• [Prompt]: The listing below should be printed exactly, every line of it. Skip the pictures.
▼
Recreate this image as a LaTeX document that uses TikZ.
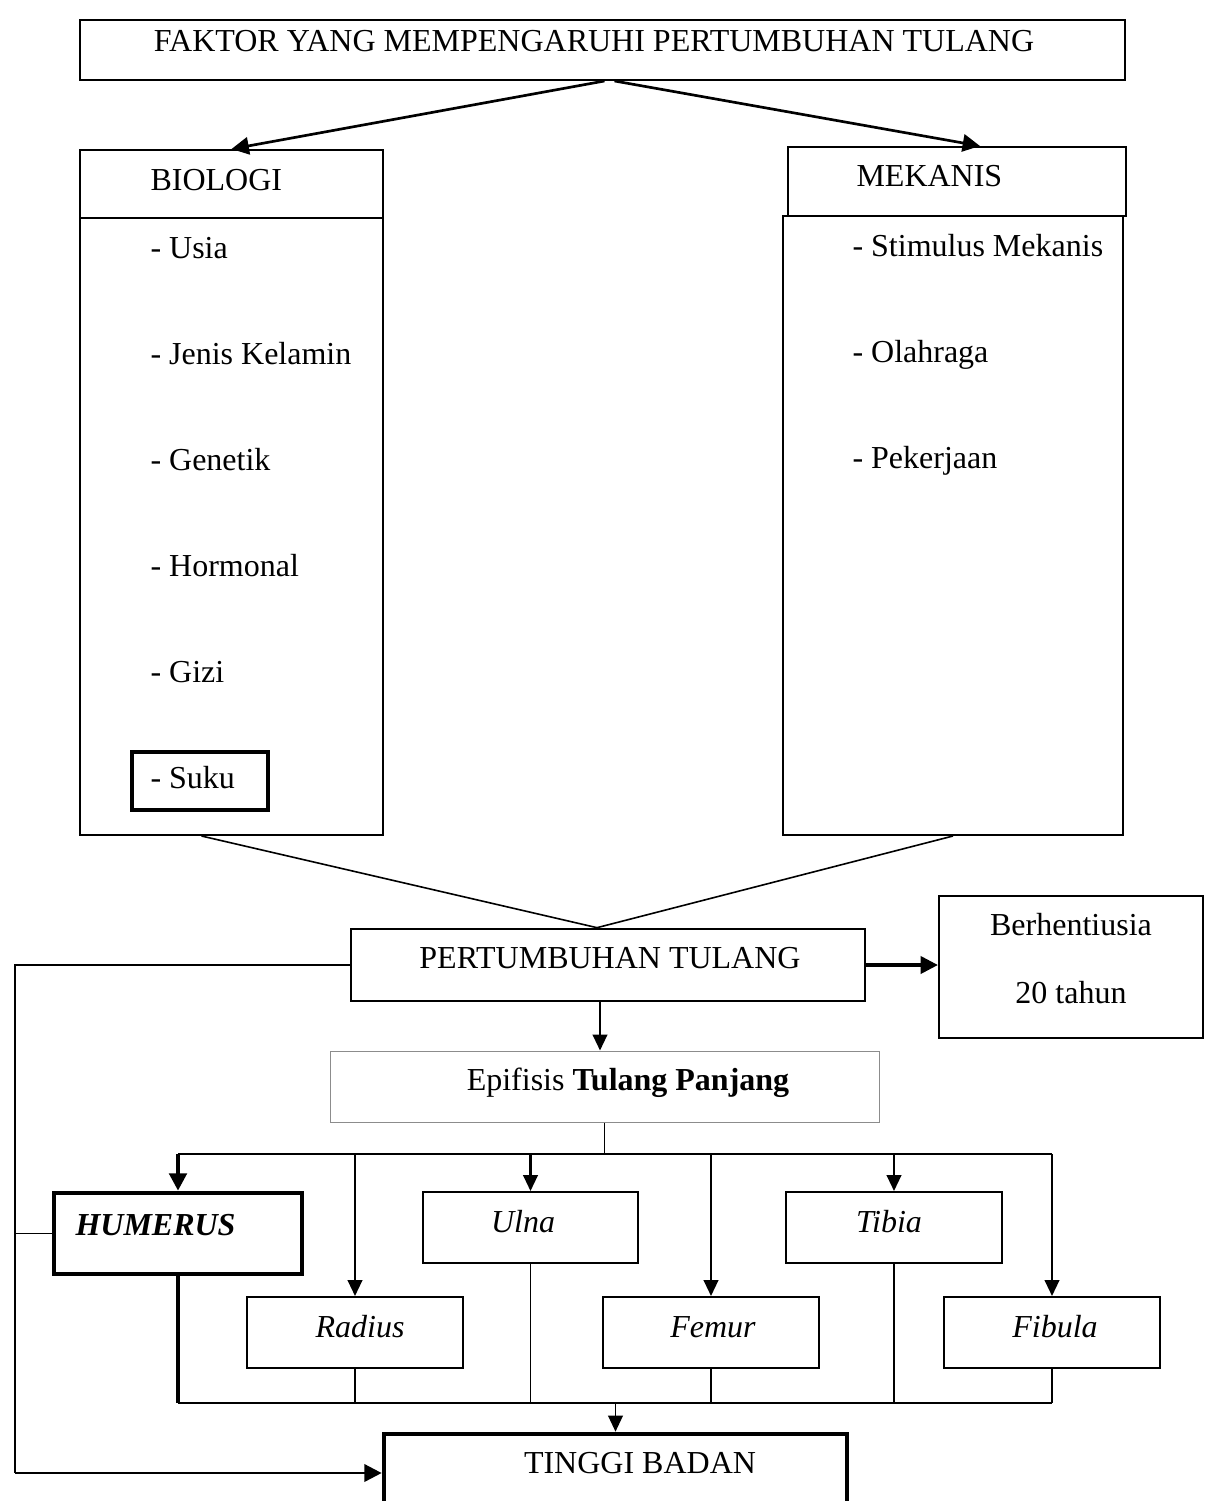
\documentclass[tikz,border=0pt]{standalone}
\usepackage{fontspec}
\setmainfont{Liberation Serif}
\usetikzlibrary{arrows.meta,fit,calc,positioning}

\tikzset{every picture/.style={line width=0.75pt}}
\tikzset{
  box/.style={draw, rectangle, inner sep=0pt, line width=1.5pt},
  greybox/.style={draw=black!45, rectangle, inner sep=0pt, line width=0.75pt},
  heavybox/.style={draw, rectangle, inner sep=0pt, line width=3.5pt},
  txt/.style={inner sep=0pt, font=\fontsize{24}{28}\selectfont},
  link/.style={line width=2pt, -{Triangle[length=13pt,width=13pt]}},
  thinlink/.style={line width=1.6pt, -{Triangle[length=12pt,width=11pt]}},
}

\begin{document}
\begin{tikzpicture}[x=0.75pt,y=0.75pt,yscale=-1,xscale=1]
\useasboundingbox (0,0) rectangle (1205,1501);

%Boxes
\node[box, fit={(80,20) (1125,80)}] (faktor) {};
\node[box, fit={(80,150) (383,218)}] (biologiH) {};
\node[box, fit={(80,218) (383,835)}] (biologiL) {};
\node[box, fit={(788,147) (1126,216)}] (mekanisH) {};
\node[box, fit={(783,216) (1123,835)}] (mekanisL) {};
\node[heavybox, line width=3pt, fit={(132,752) (268,810)}] (sukuBox) {};
\node[box, line width=2pt, fit={(351,929) (865,1001)}] (pertumbuhan) {};
\node[box, line width=1.7pt, fit={(939,896) (1203,1038)}] (berhenti) {};
\node[greybox, fit={(330,1051) (879,1122)}] (epifisis) {};
\node[heavybox, fit={(54,1193) (302,1274)}] (humerus) {};
\node[box, fit={(423,1192) (638,1263)}] (ulna) {};
\node[box, fit={(786,1192) (1002,1263)}] (tibia) {};
\node[box, fit={(247,1297) (463,1368)}] (radius) {};
\node[box, fit={(603,1297) (819,1368)}] (femur) {};
\node[box, fit={(944,1297) (1160,1368)}] (fibula) {};
\node[heavybox, fit={(384,1434) (847,1512)}] (tinggi) {};

%Texts
\node[txt, anchor=base] (faktorT) at (594,52) {FAKTOR YANG MEMPENGARUHI PERTUMBUHAN TULANG};
\node[txt, anchor=base west] (biologiT) at (150,191) {BIOLOGI};
\node[txt, anchor=base west] (mekanisT) at (856,187) {MEKANIS};
\foreach \t [count=\i from 0] in {Usia,Jenis Kelamin,Genetik,Hormonal,Gizi,Suku}
  \node[txt, anchor=base west] (bio\i) at (150,259+\i*105.8) {- \t};
\foreach \t [count=\i from 0] in {Stimulus Mekanis,Olahraga,Pekerjaan}
  \node[txt, anchor=base west] (mek\i) at (852,257+\i*105.5) {- \t};
\node[txt, anchor=base] (pertumbuhanT) at (610,968) {PERTUMBUHAN TULANG};
\node[txt, anchor=base] (berhentiT1) at (1071,935) {Berhentiusia};
\node[txt, anchor=base] (berhentiT2) at (1071,1003) {20 tahun};
\node[txt, anchor=base] (epifisisT) at (628,1090) {Epifisis \textbf{Tulang Panjang}};
\node[txt, anchor=base west] (humerusT) at (75,1235) {\textbf{\textit{HUMERUS}}};
\node[txt, anchor=base] (ulnaT) at (523,1232) {\textit{Ulna}};
\node[txt, anchor=base] (tibiaT) at (889,1232) {\textit{Tibia}};
\node[txt, anchor=base] (radiusT) at (360,1337) {\textit{Radius}};
\node[txt, anchor=base] (femurT) at (713,1337) {\textit{Femur}};
\node[txt, anchor=base] (fibulaT) at (1055,1337) {\textit{Fibula}};
\node[txt, anchor=base] (tinggiT) at (640,1473) {TINGGI BADAN};

%Helper coordinates
\coordinate (leftX) at (15,0);
\coordinate (topBar) at (0,1154);
\coordinate (lowBar) at (0,1403);
\coordinate (pDown) at ($(pertumbuhan.south)+(-8,0)$);
\coordinate (meet) at ($(pertumbuhan.north)+(-11,0)$);

%Connectors
\draw[link] ($(faktor.south)+(2,0)$) -- (biologiH.north);
\draw[link] ($(faktor.south)+(12,0)$) -- ($(mekanisH.north)+(23,0)$);
\draw[line width=1.2pt] ($(biologiL.south)+(-30,0)$) -- (meet);
\draw[line width=1.2pt] (mekanisL.south) -- (meet);
\draw[link, line width=2.4pt] (pertumbuhan.east) -- (pertumbuhan.east -| berhenti.west);
\draw[thinlink] (pDown) -- (pDown |- epifisis.north);
\draw[line width=0.6pt] (epifisis.south) -- (epifisis.south |- topBar);
\draw[line width=2.2pt] (humerus.north |- topBar) -- (fibula.north |- topBar);
\draw[link, line width=3pt] (humerus.north |- topBar) -- (humerus.north);
\foreach \b in {radius,ulna,femur,tibia,fibula}
  \draw[thinlink] (\b.north |- topBar) -- (\b.north);
\draw[line width=3pt] (humerus.south) -- (humerus.south |- lowBar);
\draw[line width=2.2pt] (humerus.south |- lowBar) -- (fibula.south |- lowBar);
\foreach \b in {radius,ulna,femur,tibia,fibula}
  \draw[line width=0.9pt] (\b.south) -- (\b.south |- lowBar);
\draw[thinlink, line width=1.2pt] (tinggi.north |- lowBar) -- (tinggi.north);
\draw[line width=0.8pt] (pertumbuhan.west) -- (pertumbuhan.west -| leftX) -- (leftX |- tinggi.west);
\draw[line width=0.8pt] (humerus.west) -- (humerus.west -| leftX);
\draw[link] (leftX |- tinggi.west) -- (tinggi.west);

\end{tikzpicture}
\end{document}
▲
• [Written answer]:
Recreate this image as a LaTeX document that uses TikZ.
\documentclass[tikz,border=0pt]{standalone}
\usepackage{fontspec}
\setmainfont{Liberation Serif}
\usetikzlibrary{arrows.meta,fit,calc,positioning}

\tikzset{every picture/.style={line width=0.75pt}}
\tikzset{
  box/.style={draw, rectangle, inner sep=0pt, line width=1.5pt},
  greybox/.style={draw=black!45, rectangle, inner sep=0pt, line width=0.75pt},
  heavybox/.style={draw, rectangle, inner sep=0pt, line width=3.5pt},
  txt/.style={inner sep=0pt, font=\fontsize{24}{28}\selectfont},
  link/.style={line width=2pt, -{Triangle[length=13pt,width=13pt]}},
  thinlink/.style={line width=1.6pt, -{Triangle[length=12pt,width=11pt]}},
}

\begin{document}
\begin{tikzpicture}[x=0.75pt,y=0.75pt,yscale=-1,xscale=1]
\useasboundingbox (0,0) rectangle (1205,1501);

%Boxes
\node[box, fit={(80,20) (1125,80)}] (faktor) {};
\node[box, fit={(80,150) (383,218)}] (biologiH) {};
\node[box, fit={(80,218) (383,835)}] (biologiL) {};
\node[box, fit={(788,147) (1126,216)}] (mekanisH) {};
\node[box, fit={(783,216) (1123,835)}] (mekanisL) {};
\node[heavybox, line width=3pt, fit={(132,752) (268,810)}] (sukuBox) {};
\node[box, line width=2pt, fit={(351,929) (865,1001)}] (pertumbuhan) {};
\node[box, line width=1.7pt, fit={(939,896) (1203,1038)}] (berhenti) {};
\node[greybox, fit={(330,1051) (879,1122)}] (epifisis) {};
\node[heavybox, fit={(54,1193) (302,1274)}] (humerus) {};
\node[box, fit={(423,1192) (638,1263)}] (ulna) {};
\node[box, fit={(786,1192) (1002,1263)}] (tibia) {};
\node[box, fit={(247,1297) (463,1368)}] (radius) {};
\node[box, fit={(603,1297) (819,1368)}] (femur) {};
\node[box, fit={(944,1297) (1160,1368)}] (fibula) {};
\node[heavybox, fit={(384,1434) (847,1512)}] (tinggi) {};

%Texts
\node[txt, anchor=base] (faktorT) at (594,52) {FAKTOR YANG MEMPENGARUHI PERTUMBUHAN TULANG};
\node[txt, anchor=base west] (biologiT) at (150,191) {BIOLOGI};
\node[txt, anchor=base west] (mekanisT) at (856,187) {MEKANIS};
\foreach \t [count=\i from 0] in {Usia,Jenis Kelamin,Genetik,Hormonal,Gizi,Suku}
  \node[txt, anchor=base west] (bio\i) at (150,259+\i*105.8) {- \t};
\foreach \t [count=\i from 0] in {Stimulus Mekanis,Olahraga,Pekerjaan}
  \node[txt, anchor=base west] (mek\i) at (852,257+\i*105.5) {- \t};
\node[txt, anchor=base] (pertumbuhanT) at (610,968) {PERTUMBUHAN TULANG};
\node[txt, anchor=base] (berhentiT1) at (1071,935) {Berhentiusia};
\node[txt, anchor=base] (berhentiT2) at (1071,1003) {20 tahun};
\node[txt, anchor=base] (epifisisT) at (628,1090) {Epifisis \textbf{Tulang Panjang}};
\node[txt, anchor=base west] (humerusT) at (75,1235) {\textbf{\textit{HUMERUS}}};
\node[txt, anchor=base] (ulnaT) at (523,1232) {\textit{Ulna}};
\node[txt, anchor=base] (tibiaT) at (889,1232) {\textit{Tibia}};
\node[txt, anchor=base] (radiusT) at (360,1337) {\textit{Radius}};
\node[txt, anchor=base] (femurT) at (713,1337) {\textit{Femur}};
\node[txt, anchor=base] (fibulaT) at (1055,1337) {\textit{Fibula}};
\node[txt, anchor=base] (tinggiT) at (640,1473) {TINGGI BADAN};

%Helper coordinates
\coordinate (leftX) at (15,0);
\coordinate (topBar) at (0,1154);
\coordinate (lowBar) at (0,1403);
\coordinate (pDown) at ($(pertumbuhan.south)+(-8,0)$);
\coordinate (meet) at ($(pertumbuhan.north)+(-11,0)$);

%Connectors
\draw[link] ($(faktor.south)+(2,0)$) -- (biologiH.north);
\draw[link] ($(faktor.south)+(12,0)$) -- ($(mekanisH.north)+(23,0)$);
\draw[line width=1.2pt] ($(biologiL.south)+(-30,0)$) -- (meet);
\draw[line width=1.2pt] (mekanisL.south) -- (meet);
\draw[link, line width=2.4pt] (pertumbuhan.east) -- (pertumbuhan.east -| berhenti.west);
\draw[thinlink] (pDown) -- (pDown |- epifisis.north);
\draw[line width=0.6pt] (epifisis.south) -- (epifisis.south |- topBar);
\draw[line width=2.2pt] (humerus.north |- topBar) -- (fibula.north |- topBar);
\draw[link, line width=3pt] (humerus.north |- topBar) -- (humerus.north);
\foreach \b in {radius,ulna,femur,tibia,fibula}
  \draw[thinlink] (\b.north |- topBar) -- (\b.north);
\draw[line width=3pt] (humerus.south) -- (humerus.south |- lowBar);
\draw[line width=2.2pt] (humerus.south |- lowBar) -- (fibula.south |- lowBar);
\foreach \b in {radius,ulna,femur,tibia,fibula}
  \draw[line width=0.9pt] (\b.south) -- (\b.south |- lowBar);
\draw[thinlink, line width=1.2pt] (tinggi.north |- lowBar) -- (tinggi.north);
\draw[line width=0.8pt] (pertumbuhan.west) -- (pertumbuhan.west -| leftX) -- (leftX |- tinggi.west);
\draw[line width=0.8pt] (humerus.west) -- (humerus.west -| leftX);
\draw[link] (leftX |- tinggi.west) -- (tinggi.west);

\end{tikzpicture}
\end{document}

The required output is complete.